As it began to look unlikely that the freedom riders would manage to find a ride, Basel al-A’raj, a 28-year-old man from Walajeh, a village near Bethlehem, shrugged. “We’ve been trying for over 60 years to bring our cause to the world’s attention,” he said. “It’s not a problem for me to wait here for a few hours for a bus.”
A bus soon arrived that the freedom riders managed to alight and the assembled journalists quite literally tried to press-gang their way onto the bus as the driver desperately attempted to shut the door.
Shut out, I joined a number of other journalists who went ahead to the Hizma checkpoint on the outskirts of Jerusalem to wait for the bus. When the bus arrived, Arabic-speaking police officers boarded and tried in vain to convince the activists to vacate the bus and informed them that they were under arrest for attempting to enter Jerusalem illegally and for disrupting public order.
“Our action has been a runaway success, regardless of what happens in the next few hours,” said Mazen Qumseyeh, a 54-year-old university professor.
“If they try to remove us from the bus, I’ll refuse to get off,” said al-A’raj, giving me a toothy smile from his undetected position at the back of the bus. “I will abide by the principles of the law, not military decrees, but civilian and international law, which guarantee my freedom of movement.”
A’raj told me that he was overcome with conflicting feelings of excitement and fear. “But we live with these mixed emotions all the time under occupation. Every day, homes are raided and people are arrested. The main difference is that, this time, there is media coverage.”

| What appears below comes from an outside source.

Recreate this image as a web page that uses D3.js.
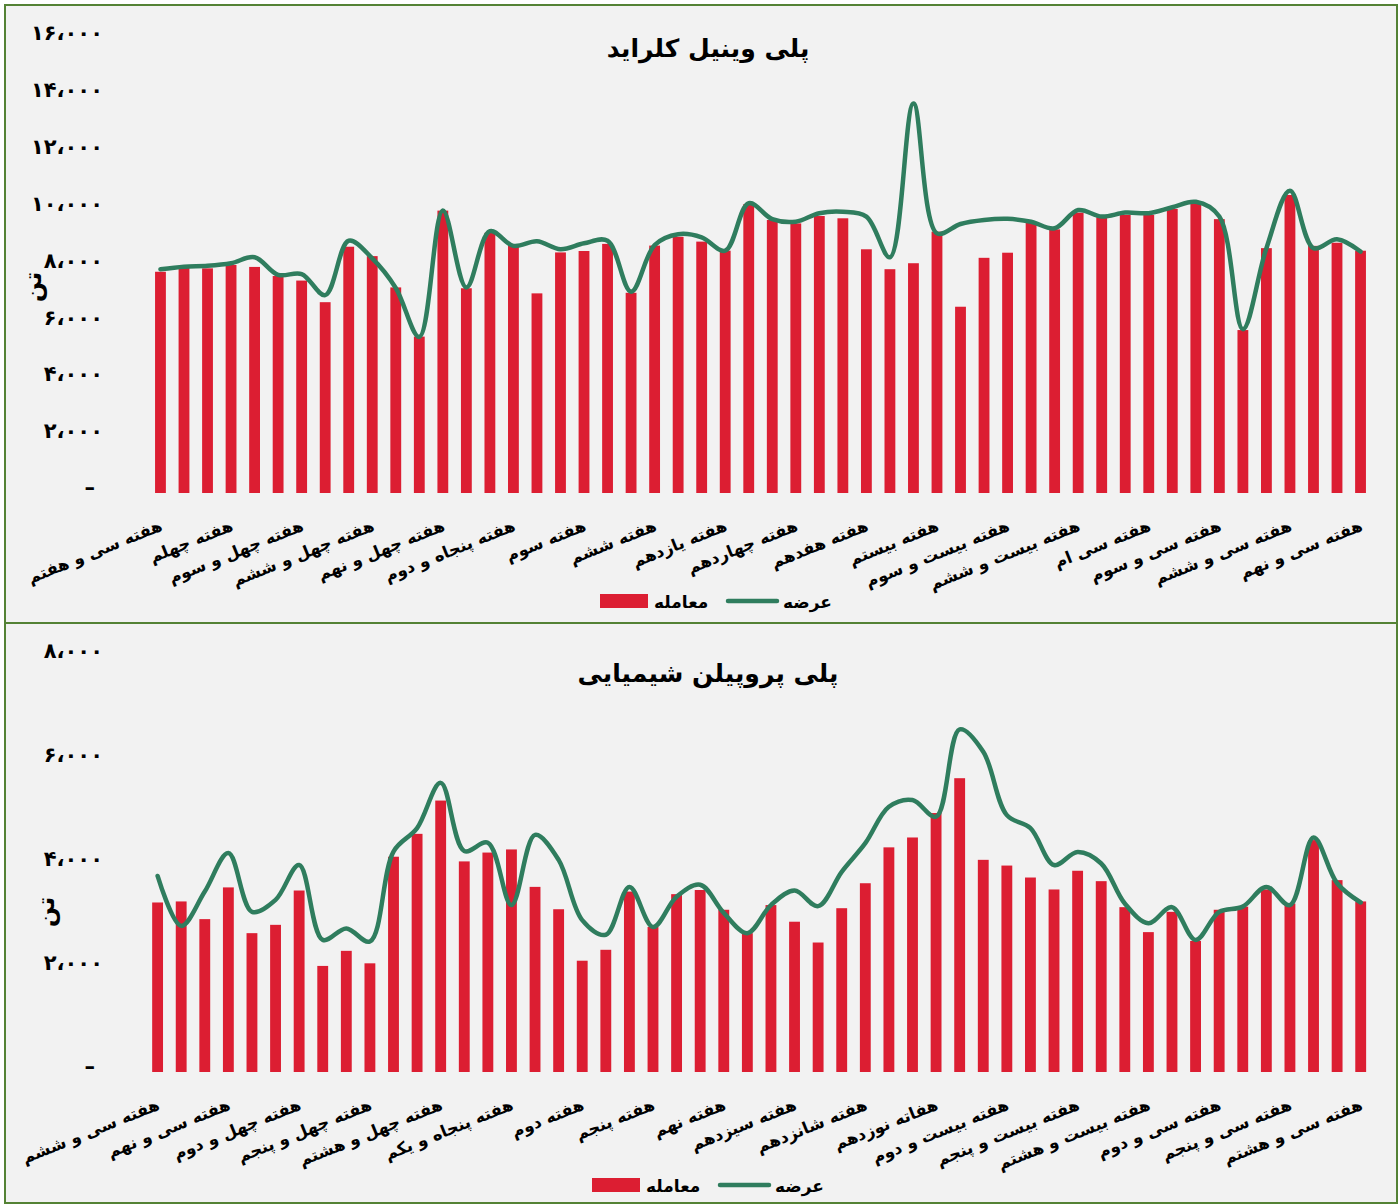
<!DOCTYPE html>
<html>
<head>
<meta charset="utf-8">
<script src="https://cdn.jsdelivr.net/npm/d3@7/dist/d3.min.js"></script>
<style>
    body { margin: 0; background: #ffffff; }
    text { font-family: "DejaVu Sans", sans-serif; font-weight: bold; fill: #000; }
</style>
</head>
<body>
<svg id="chart" width="1399" height="1204"></svg>
<script>
// week labels shown under every third bar
const pvcWeekLabels = [
    "هفته سی و هفتم", "هفته چهلم", "هفته چهل و سوم", "هفته چهل و ششم", "هفته چهل و نهم",
    "هفته پنجاه و دوم", "هفته سوم", "هفته ششم", "هفته یازدهم", "هفته چهاردهم",
    "هفته هفدهم", "هفته بیستم", "هفته بیست و سوم", "هفته بیست و ششم", "هفته سی ام",
    "هفته سی و سوم", "هفته سی و ششم", "هفته سی و نهم"
];
const pvcDeals = [
    7780, 7920, 7900, 8020, 7950, 7630, 7470, 6710, 8660, 8330,
    7230, 5500, 9930, 7200, 9150, 8720, 7020, 8460, 8510, 8760,
    7040, 8700, 9010, 8840, 8520, 10160, 9600, 9480, 9740, 9660,
    8570, 7870, 8080, 9190, 6550, 8270, 8450, 9510, 9270, 9860,
    9700, 9780, 9780, 9990, 10240, 9630, 5730, 8610, 10480, 8690,
    8800, 8520
];
const pvcSupply = [
    7870, 7960, 7990, 8080, 8290, 7670, 7700, 6960, 8870, 8250,
    7210, 5490, 9930, 7230, 9210, 8690, 8850, 8570, 8780, 8870,
    7080, 8720, 9100, 8990, 8520, 10190, 9630, 9540, 9840, 9890,
    9720, 8290, 13700, 9130, 9460, 9600, 9640, 9540, 9310, 9950,
    9720, 9860, 9840, 10050, 10240, 9720, 5760, 8610, 10630, 8610,
    8920, 8490
];

const ppWeekLabels = [
    "هفته سی و ششم", "هفته سی و نهم", "هفته چهل و دوم", "هفته چهل و پنجم", "هفته چهل و هشتم",
    "هفته پنجاه و یکم", "هفته دوم", "هفته پنجم", "هفته نهم", "هفته سیزدهم",
    "هفته شانزدهم", "هفاته نوزدهم", "هفته بیست و دوم", "هفته بیست و پنجم", "هفته بیست و هشتم",
    "هفته سی و دوم", "هفته سی و پنجم", "هفته سی و هشتم"
];
const ppDeals = [
    3260, 3280, 2940, 3550, 2670, 2830, 3490, 2040, 2330, 2090,
    4140, 4580, 5220, 4050, 4220, 4280, 3560, 3130, 2140, 2350,
    3470, 2790, 3420, 3500, 3120, 2670, 3210, 2890, 2490, 3150,
    3630, 4320, 4510, 4980, 5650, 4080, 3970, 3740, 3510, 3870,
    3670, 3170, 2690, 3080, 2520, 3120, 3180, 3510, 3240, 4460,
    3690, 3280
];
const ppSupply = [
    3770, 2810, 3470, 4210, 3080, 3310, 3980, 2540, 2760, 2510,
    4240, 4690, 5560, 4250, 4410, 3210, 4560, 4080, 2920, 2640,
    3560, 2790, 3370, 3600, 3060, 2670, 3210, 3490, 3190, 3850,
    4400, 5100, 5230, 4910, 6590, 6160, 4940, 4690, 3980, 4230,
    4010, 3240, 2860, 3170, 2540, 3080, 3180, 3560, 3210, 4510,
    3630, 3260
];

const legendNames = ["معامله", "عرضه"];
const unitLabel = "تن";

const dealColor = "#dc1e32";
const supplyColor = "#2f7d5e";
const borderColor = "#548235";

const faDigits = "۰۱۲۳۴۵۶۷۸۹";
const toFa = s => s.replace(/\d/g, d => faDigits[d]).replace(/,/g, "،");

const svg = d3.select("#chart");

const panels = [
    {
        title: "پلی وینیل کلراید", labels: pvcWeekLabels, deals: pvcDeals, supply: pvcSupply,
        top: 5, height: 618, xRange: [148.7, 1372.3], yRange: [493, 38], max: 16000,
        titleY: 57, unitY: 287, unitX: 33, legendX: 600, legendY: 601
    },
    {
        title: "پلی پروپیلن شیمیایی", labels: ppWeekLabels, deals: ppDeals, supply: ppSupply,
        top: 623, height: 580, xRange: [145.8, 1372.5], yRange: [1072, 656], max: 8000,
        titleY: 682, unitY: 912, unitX: 46, legendX: 592, legendY: 1185
    }
];

panels.forEach(p => {
    const g = svg.append("g");

    g.append("rect")
        .attr("x", 5).attr("y", p.top)
        .attr("width", 1392).attr("height", p.height)
        .attr("fill", "#f2f2f2")
        .attr("stroke", borderColor)
        .attr("stroke-width", 2);

    const idx = d3.range(p.deals.length);
    const x = d3.scaleBand()
        .domain(idx)
        .range(p.xRange)
        .paddingInner(0.54)
        .paddingOuter(0.27);
    const y = d3.scaleLinear().domain([0, p.max]).range(p.yRange);
    const cx = i => x(i) + x.bandwidth() / 2;

    // y axis
    const yAxis = g.append("g")
        .attr("transform", "translate(103,0)")
        .call(d3.axisLeft(y)
            .tickValues(d3.range(0, p.max + 1, 2000))
            .tickSize(0)
            .tickPadding(0)
            .tickFormat(v => v === 0 ? "–" : toFa(d3.format(",")(v))));
    yAxis.select(".domain").remove();
    yAxis.selectAll("text")
        .attr("y", -5)
        .attr("x", v => v === 0 ? -8 : 0)
        .style("font-family", "DejaVu Sans, sans-serif")
        .style("font-size", "21px")
        .style("font-weight", "bold");

    // x axis labels
    const xAxis = g.append("g")
        .attr("transform", `translate(0,${p.yRange[0]})`)
        .call(d3.axisBottom(x)
            .tickValues(idx.filter(i => i % 3 === 0))
            .tickSize(0)
            .tickFormat(i => p.labels[i / 3]));
    xAxis.select(".domain").remove();
    xAxis.selectAll("text")
        .attr("y", 0).attr("dy", 0)
        .attr("text-anchor", "end")
        .attr("transform", "translate(3,37) rotate(-22)")
        .style("font-family", "DejaVu Sans, sans-serif")
        .style("font-size", "16.5px")
        .style("font-weight", "bold");

    // bars
    g.append("g")
        .selectAll("rect")
        .data(p.deals)
        .enter()
            .append("rect")
            .attr("x", (d, i) => x(i))
            .attr("y", d => y(d))
            .attr("width", x.bandwidth())
            .attr("height", d => y(0) - y(d))
            .attr("fill", dealColor);

    // smoothed supply line
    const line = d3.line()
        .x((d, i) => cx(i))
        .y(d => y(d))
        .curve(d3.curveCatmullRom);
    g.append("path")
        .datum(p.supply)
        .attr("d", line)
        .attr("fill", "none")
        .attr("stroke", supplyColor)
        .attr("stroke-width", 4.5)
        .attr("stroke-linecap", "round");

    // title
    g.append("text")
        .attr("x", 708).attr("y", p.titleY)
        .attr("text-anchor", "middle")
        .style("font-size", "25px")
        .text(p.title);

    // unit
    g.append("text")
        .attr("transform", `translate(${p.unitX},${p.unitY}) rotate(-90)`)
        .attr("text-anchor", "middle")
        .attr("dy", "0.35em")
        .style("font-size", "24px")
        .text(unitLabel);

    // legend
    const lg = g.append("g").attr("transform", `translate(${p.legendX},${p.legendY})`);
    lg.append("rect")
        .attr("x", 0).attr("y", -7)
        .attr("width", 48).attr("height", 14)
        .attr("fill", dealColor);
    lg.append("text")
        .attr("x", 54).attr("y", 7)
        .style("font-size", "17px")
        .text(legendNames[0]);
    lg.append("line")
        .attr("x1", 128).attr("x2", 177)
        .attr("y1", 0).attr("y2", 0)
        .attr("stroke", supplyColor)
        .attr("stroke-width", 4.5)
        .attr("stroke-linecap", "round");
    lg.append("text")
        .attr("x", 183).attr("y", 7)
        .style("font-size", "17px")
        .text(legendNames[1]);
});
</script>
</body>
</html>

After a couple of hours, the Israelis delivered an ultimatum to the activists that they either get off the bus voluntarily or they would be forcibly removed. The police then carried them off one by one to a waiting police van, and the freedom riders shouted out their names and rejected what they regarded as the illegality of what the Israeli police were doing to them. They were released from custody a few hours later.
“This is only the beginning,” promised Arraf before her arrest. “This is the first bus, but there are bound to be future attempts involving more riders.”